MPs discuss infrastructure, environment budgets for 2022-2023
Ljubljana - The parliamentary Committee of Infrastructure, the Environment and Spatial Planning discussed on Monday the proposed budgets for the infrastructure and environment ministries for the next two years, with the coalition MPs praising them as development-oriented.
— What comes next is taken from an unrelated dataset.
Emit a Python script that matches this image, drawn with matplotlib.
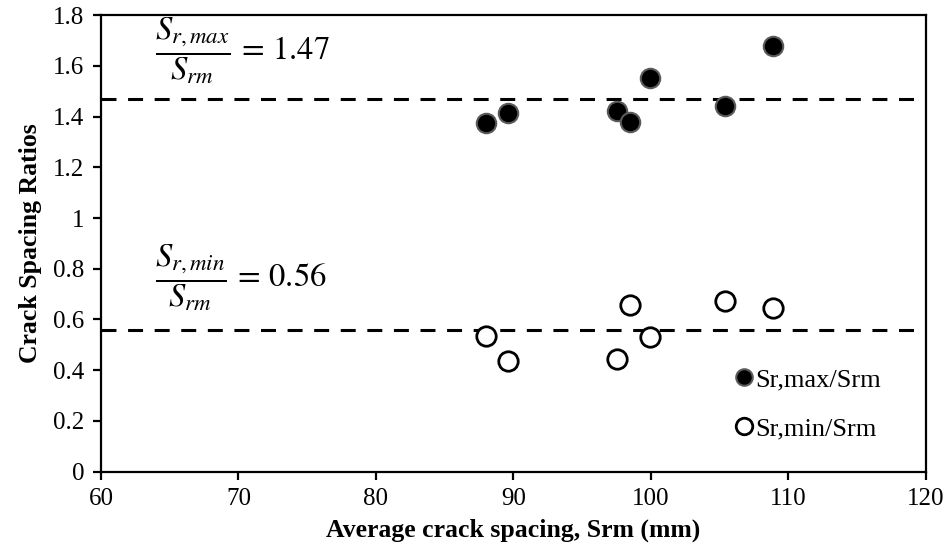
import numpy as np
import matplotlib
matplotlib.use("Agg")
import matplotlib.pyplot as plt
from matplotlib.ticker import FuncFormatter

plt.rcParams['font.family'] = ['Liberation Serif', 'DejaVu Serif']
plt.rcParams['mathtext.fontset'] = 'stix'

# average crack spacing Srm (mm)
srm = [88.0, 89.6, 97.5, 98.5, 99.9, 105.4, 108.9]
# ratios
ratio_max = [1.376, 1.413, 1.423, 1.380, 1.553, 1.441, 1.679]
ratio_min = [0.535, 0.438, 0.443, 0.658, 0.532, 0.673, 0.645]
mean_max = 1.47
mean_min = 0.56

fig = plt.figure(figsize=(9.5, 5.6), dpi=100)
ax = fig.add_axes([0.1063, 0.1577, 0.8684, 0.8153])

# mean lines
for m in [mean_max, mean_min]:
    ax.axhline(m, color='black', lw=2.2, dashes=(4.9, 3.8), zorder=1)

ax.plot(srm, ratio_max, 'o', ms=14, mfc='black', mec='#5a5a5a', mew=1.5,
        ls='none', label='Sr,max/Srm', zorder=3)
ax.plot(srm, ratio_min, 'o', ms=14, mfc='white', mec='black', mew=2,
        ls='none', label='Sr,min/Srm', zorder=3)

ax.text(63.9, 1.66, r'$\dfrac{S_{r,max}}{S_{rm}}\,=\,1.47$', fontsize=23.5,
        va='center', ha='left')
ax.text(63.9, 0.765, r'$\dfrac{S_{r,min}}{S_{rm}}\,=\,0.56$', fontsize=23.5,
        va='center', ha='left')

ax.set_xlim(60, 120)
ax.set_ylim(0, 1.8)
ax.set_xticks(np.arange(60, 121, 10))
ax.set_yticks(np.arange(0, 1.81, 0.2))
ax.yaxis.set_major_formatter(FuncFormatter(lambda v, p: '{:g}'.format(round(v, 1))))

for s in ax.spines.values():
    s.set_linewidth(1.6)
ax.tick_params(direction='out', length=6, width=1.6, labelsize=18, pad=6)

ax.set_xlabel('Average crack spacing, Srm (mm)', fontsize=18.5, fontweight='bold', labelpad=6)
ax.set_ylabel('Crack Spacing Ratios', fontsize=18.5, fontweight='bold', labelpad=8)

leg = ax.legend(loc='upper left', bbox_to_anchor=(0.771, 0.228), frameon=False,
                fontsize=19, handlelength=0.5, handletextpad=0.2, labelspacing=0.97,
                markerscale=0.85, borderaxespad=0, borderpad=0)

fig.savefig('out.png', dpi=100)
The opposition meanwhile warned about the public debt and budget deficit.
The budgets for the Infrastructure Ministry, which is set to get EUR 1.27 billion next year and EUR 1.29 billion in 2023, were presented to the committee by State Secretary Blaž Košorok.
He noted that projects in which the ministry would invest in the next two years were major railway and road infrastructure projects, while investments in sustainable mobility would also be important.
For the latter, the ministry will earmark EUR 204 million in 2022 and EUR 216 million in 2023.
The budgets for the Environment and Spatial Planning Ministry were presented by Minister Andrej Vizjak, who said that the amounts in the documents were record-high.
For instance, the budget for 2022 is EUR 140 million higher than initially planned, at EUR 517 million, while the ministry will have around EUR 430.5 million at its disposal in 2023, he said.
Vizjak listed several environmental projects, including capital injections in the National Housing Fund for the construction of assisted living apartments in Trbovlje, with the plan to refurbish the administrative building of the disused local coal mine.
MP Andrej Rajh of the opposition Alenka Bratušek Party (SAB) meanwhile noted that "we have a record-high public finance deficit and a record-high debt. The roots of the state are ill because of the way it operates," he said.
Dejan Židan of the opposition Social Democrats (SD) praised the policy of investment in the time of crisis, while warning that the period of such policy was ending, as the fiscal balance rule would not be suspended forever.
Mihael Prevc of the coalition New Slovenia (NSi) said that higher investments was what Slovenia needed, and Boris Doblekar of the ruling Democrats (SDS) assessed that local communities were "extremely happy" with the projects.